面向6G的跨模态语义编解码技术

陈鸣锴; 柳明浩; 王文俊; 王磊; 郑宝玉

doi:10.16798/j.issn.1003-0530.2023.07.001

摘要: 在6G时代，为了兼顾用户沉浸式的多模态体验需求和低时延，高可靠的通信质量，语义通信技术被认为是6G通信中极具潜力的研究方向之一。为此，本文提出了一个跨模态语义通信系统，其中主要设计了语义编码模块和语义解码模块，对于编码后的三种模态语义中间向量用F范数判别其相似度，舍弃相同特征，保留独有特征进行特征加权求和，完成了跨模态语义融合，实现了多模态业务中用户不同任务需求为驱动的端到端的数据传输。这种编解码框架实现了包含了语音、文本、图像三种多模态数据的跨越式传输，为通信面向语用任务提供了解决方案，极大程度上增强了用户体验。此外，本文还提出了对于收发两端跨模态语义相似度的评价体系结构，该体系结构主要由孪生网络和伪孪生网络构成，能准确获取模态内容之间的匹配损失，反向指导编解码部分的参数优化，使损失值达到最小，促使网络迭代收敛，从而实现编解码模块对于语义的精准达意传输。仿真结果表明，所提出的跨模态语义通信系统明显优于传统通信系统。高信噪比情况下，各种模态相似度几乎都达到90%以上。在低信噪比情况下，跨模态语义通信系统的优势则更加明显，跨模态语义传输的相似度相较于传统通信提升超过53%，因此佐证了跨模态语义通信的优越性和可行性。

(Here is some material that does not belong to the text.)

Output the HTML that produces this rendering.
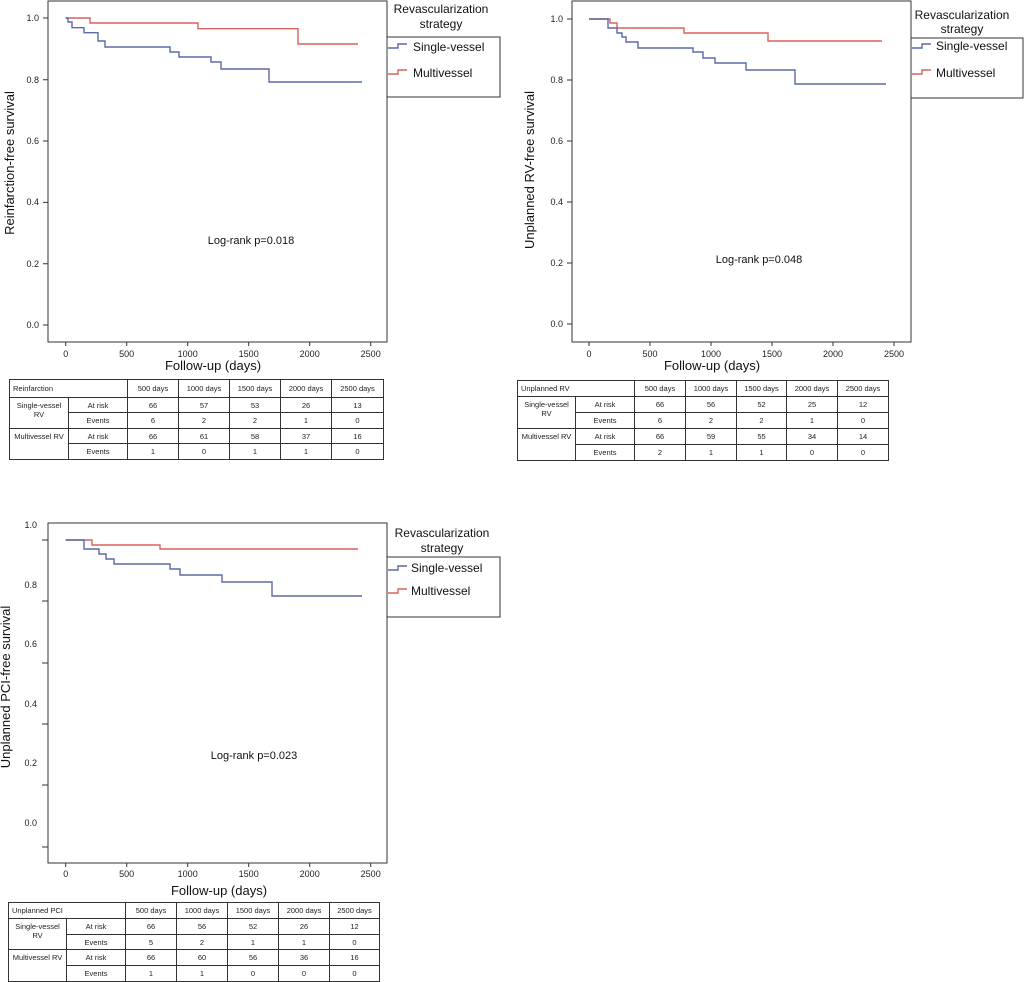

Abstract: ‍ ‍In the era of 6G， semantic communication is considered as one of the most potential research directions in 6G communication. Semantic communication tries to focus on the requirements of users’ immersive and multi-modal experience， low latency， and high reliability in order to make it clear. For this reason， a cross-modal semantic communication based on deep learning is proposed in this paper， in which the semantic encoding and the semantic decoding are designed. The Frobenius norm is used to judge the similarity of the three encoded modal semantic intermediate vectors， discarding the same features， and preserving the unique features for the feature-weighted summation. Cross-modal semantic fusion is also designed， and the end-to-end data transmission driven by different user task requirements of users in multi-modal business is realized in this communication. This coding and decoding framework realizes the cross-modal data transmission of multi-modal data including voice， text， and image， it provides solutions for pragmatically oriented tasks of communication and greatly enhances the addition of user experience. In this paper proposes an architecture for evaluating the semantic similarity between the receiver and the transmitter. The architecture is composed of a siamese network and a pseudo-siamese network， the siamese network discriminates the same mode and the pseudo-siamese network discriminates the different modes. At the same time， the matching loss between the modal contents is obtained accurately. And we assume that feedback guides the optimization of the optimization in the reverse direction so that the loss value reaches the minimum， and the whole network iteration converges in such a way as to achieve accurate semantic translation in both the encoder and decoder. From the simulation results， it can be seen that the proposed cross-modal semantic communication is obviously superior to the traditional communication system. In the case of high SNR， the similarity of all the modes is almost more than 90%. In the case of low SNR， the advantage of a cross-modal semantic communication system is more obvious. The similarity of the cross-modal semantic communication is improved by more than 53% compared with traditional communication. Thus， the superiority and feasibility of cross-modal semantic communication are proved.

面向6G的跨模态语义编解码技术

Codec for Cross-modal Semantic Communication in 6G